### Data shown
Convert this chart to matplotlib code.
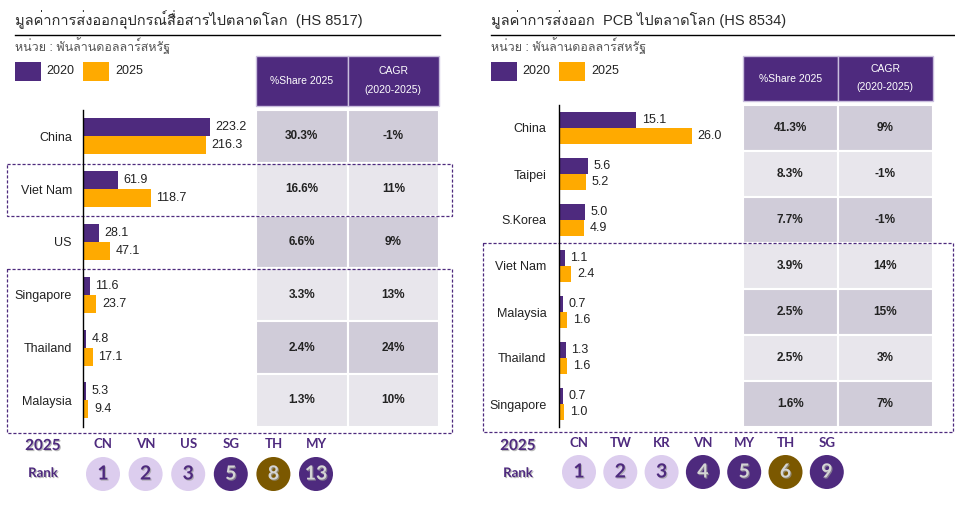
import matplotlib
matplotlib.use('Agg')
import matplotlib.pyplot as plt
import matplotlib.patheffects as pe
from matplotlib import font_manager
from matplotlib.ft2font import FT2Font
from matplotlib.patches import Rectangle, Circle
import numpy as np

# ---- data: communication equipment (HS 8517)
comm_countries = ['China', 'Viet Nam', 'US', 'Singapore', 'Thailand', 'Malaysia']
comm_2020 = [223.2, 61.9, 28.1, 11.6, 4.8, 5.3]
comm_2025 = [216.3, 118.7, 47.1, 23.7, 17.1, 9.4]
comm_share = ['30.3%', '16.6%', '6.6%', '3.3%', '2.4%', '1.3%']
comm_cagr = ['-1%', '11%', '9%', '13%', '24%', '10%']
comm_codes = ['CN', 'VN', 'US', 'SG', 'TH', 'MY']
comm_ranks = [1, 2, 3, 5, 8, 13]

# ---- data: PCB (HS 8534)
pcb_countries = ['China', 'Taipei', 'S.Korea', 'Viet Nam', 'Malaysia', 'Thailand', 'Singapore']
pcb_2020 = [15.1, 5.6, 5.0, 1.1, 0.7, 1.3, 0.7]
pcb_2025 = [26.0, 5.2, 4.9, 2.4, 1.6, 1.6, 1.0]
pcb_share = ['41.3%', '8.3%', '7.7%', '3.9%', '2.5%', '2.5%', '1.6%']
pcb_cagr = ['9%', '-1%', '-1%', '14%', '15%', '3%', '7%']
pcb_codes = ['CN', 'TW', 'KR', 'VN', 'MY', 'TH', 'SG']
pcb_ranks = [1, 2, 3, 4, 5, 6, 9]

PURPLE = '#4E2A7E'
ORANGE = '#FFAA00'
DARK_CELL = '#D0CCD9'
LIGHT_CELL = '#E8E6EC'
LAVENDER = '#DCCDEE'
BROWN = '#7B5800'


def find_thai():
    for f in font_manager.fontManager.ttflist:
        try:
            if 0x0E01 in FT2Font(f.fname).get_charmap():
                return f.name
        except Exception:
            pass
    return None


thai = find_thai()
plt.rcParams['font.family'] = ['Liberation Sans'] + ([thai] if thai else []) + ['DejaVu Sans']

W, H = 955, 515
fig = plt.figure(figsize=(W / 100, H / 100), dpi=100)
ov = fig.add_axes([0, 0, 1, 1], zorder=0)
ov.set_xlim(0, W)
ov.set_ylim(H, 0)
ov.axis('off')

shadow = [pe.SimplePatchShadow(offset=(0.8, -0.8), shadow_rgbFace='#9a9a9a', alpha=0.7), pe.Normal()]


def panel(x0, line_end, title, countries, v20, v25, share, cagr, codes, ranks,
          bar_left, px_unit, top, row_h, bar_h, pad, col1, col2, head_bot, boxes,
          rank_x, circ_x0, circ_dx, circ_y, code_y):
    # title, rule and unit
    ov.text(x0, 20, title, fontsize=10.5, color='#2a2a2a', va='center')
    ov.plot([x0, line_end], [35, 35], color='black', lw=1)
    ov.text(x0, 46, 'หน่วย : พันล้านดอลลาร์สหรัฐ', fontsize=9, color='#555555', va='center')
    # legend
    ov.add_patch(Rectangle((x0, 62), 26, 19, fc=PURPLE, ec='none'))
    ov.text(x0 + 31, 71.5, '2020', fontsize=9, va='center', color='#222222')
    ov.add_patch(Rectangle((x0 + 68, 62), 26, 19, fc=ORANGE, ec='none'))
    ov.text(x0 + 100, 71.5, '2025', fontsize=9, va='center', color='#222222')

    # bars
    n = len(countries)
    bot = top + n * row_h
    bar_w = 170
    ax = fig.add_axes([bar_left / W, 1 - bot / H, bar_w / W, (bot - top) / H], zorder=2)
    ax.patch.set_alpha(0)
    ax.set_xlim(0, bar_w / px_unit)
    ax.set_ylim(n - 0.5, -0.5)
    y = np.arange(n)
    h = bar_h / row_h
    ax.barh(y - h / 2, v20, height=h, color=PURPLE)
    ax.barh(y + h / 2, v25, height=h, color=ORANGE)
    for i in range(n):
        ax.annotate(f'{v20[i]:.1f}', (v20[i], y[i] - h / 2), xytext=(4, 0),
                    textcoords='offset points', va='center', fontsize=9, color='#222222')
        ax.annotate(f'{v25[i]:.1f}', (v25[i], y[i] + h / 2), xytext=(4, 0),
                    textcoords='offset points', va='center', fontsize=9, color='#222222')
    ax.set_yticks(y, countries)
    ax.set_xticks([])
    ax.tick_params(axis='y', length=0, pad=pad, labelsize=9, labelcolor='#222222')
    for s in ['top', 'right', 'bottom']:
        ax.spines[s].set_visible(False)
    ax.spines['left'].set_color('black')
    ax.spines['left'].set_linewidth(1)

    # table header
    for (a, b) in [col1, col2]:
        ov.add_patch(Rectangle((a, 56), b - a, head_bot - 56, fc=PURPLE, ec='#C9BEDD', lw=1))
    hc = (56 + head_bot) / 2
    ov.text(sum(col1) / 2, hc, '%Share 2025', color='white', fontsize=7.5, ha='center', va='center')
    ov.text(sum(col2) / 2, hc - 10, 'CAGR', color='white', fontsize=7.5, ha='center', va='center')
    ov.text(sum(col2) / 2, hc + 9, '(2020-2025)', color='white', fontsize=7.5, ha='center', va='center')
    # table body
    for i in range(n):
        yt = top + i * row_h
        fc = DARK_CELL if i % 2 == 0 else LIGHT_CELL
        for (a, b), txt in [(col1, share[i]), (col2, cagr[i])]:
            ov.add_patch(Rectangle((a, yt), b - a, row_h, fc=fc, ec='white', lw=1.5))
            ov.text((a + b) / 2, yt + row_h / 2, txt, fontsize=8.5, fontweight='bold',
                    color='#222222', ha='center', va='center')

    # dashed highlight boxes
    for (bx0, by0, bx1, by1) in boxes:
        ov.add_patch(Rectangle((bx0, by0), bx1 - bx0, by1 - by0, fill=False, ec=PURPLE,
                               lw=0.9, ls=(0, (2.5, 1.5)), zorder=5))

    # rank row
    ov.text(rank_x, 446, '2025', fontsize=11, fontweight='bold', family='Lato', color=PURPLE,
            ha='center', va='center', path_effects=shadow)
    ov.text(rank_x, 473, 'Rank', fontsize=9.5, fontweight='bold', family='Lato', color=PURPLE,
            ha='center', va='center', path_effects=shadow)
    for i, (c, r) in enumerate(zip(codes, ranks)):
        cx = circ_x0 + i * circ_dx
        if r <= 3:
            fc, tc = LAVENDER, PURPLE
        elif c == 'TH':
            fc, tc = BROWN, '#D4D4D4'
        else:
            fc, tc = PURPLE, '#D4D4D4'
        ov.text(cx, code_y, c, fontsize=9.5, fontweight='bold', family='Lato', color=PURPLE,
                ha='center', va='center')
        ov.add_patch(Circle((cx, circ_y), 17, fc=fc, ec='none'))
        ov.text(cx, circ_y, str(r), fontsize=14, fontweight='bold', family='Lato', color=tc,
                ha='center', va='center', path_effects=shadow)


panel(15, 440, 'มูลค่าการส่งออกอุปกรณ์สื่อสารไปตลาดโลก  (HS 8517)',
      comm_countries, comm_2020, comm_2025, comm_share, comm_cagr, comm_codes, comm_ranks,
      bar_left=83, px_unit=127 / 223.2, top=110, row_h=52.8, bar_h=18, pad=8,
      col1=(256, 347.5), col2=(347.5, 439), head_bot=106,
      boxes=[(7, 164, 452, 216), (7, 269, 452, 433)],
      rank_x=43, circ_x0=103, circ_dx=42.6, circ_y=474, code_y=444)

panel(491, 955, 'มูลค่าการส่งออก  PCB ไปตลาดโลก (HS 8534)',
      pcb_countries, pcb_2020, pcb_2025, pcb_share, pcb_cagr, pcb_codes, pcb_ranks,
      bar_left=559, px_unit=133 / 26.0, top=105, row_h=46, bar_h=16, pad=9,
      col1=(743, 837.5), col2=(837.5, 933), head_bot=101,
      boxes=[(483, 243, 953, 432)],
      rank_x=518, circ_x0=579, circ_dx=41.3, circ_y=472, code_y=443)

fig.savefig('out.png', dpi=100)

### Brief
Without the pictures, return the listing above from its first line through the line that has "import numpy as np".

### The output
Convert this chart to matplotlib code.
import matplotlib
matplotlib.use('Agg')
import matplotlib.pyplot as plt
import matplotlib.patheffects as pe
from matplotlib import font_manager
from matplotlib.ft2font import FT2Font
from matplotlib.patches import Rectangle, Circle
import numpy as np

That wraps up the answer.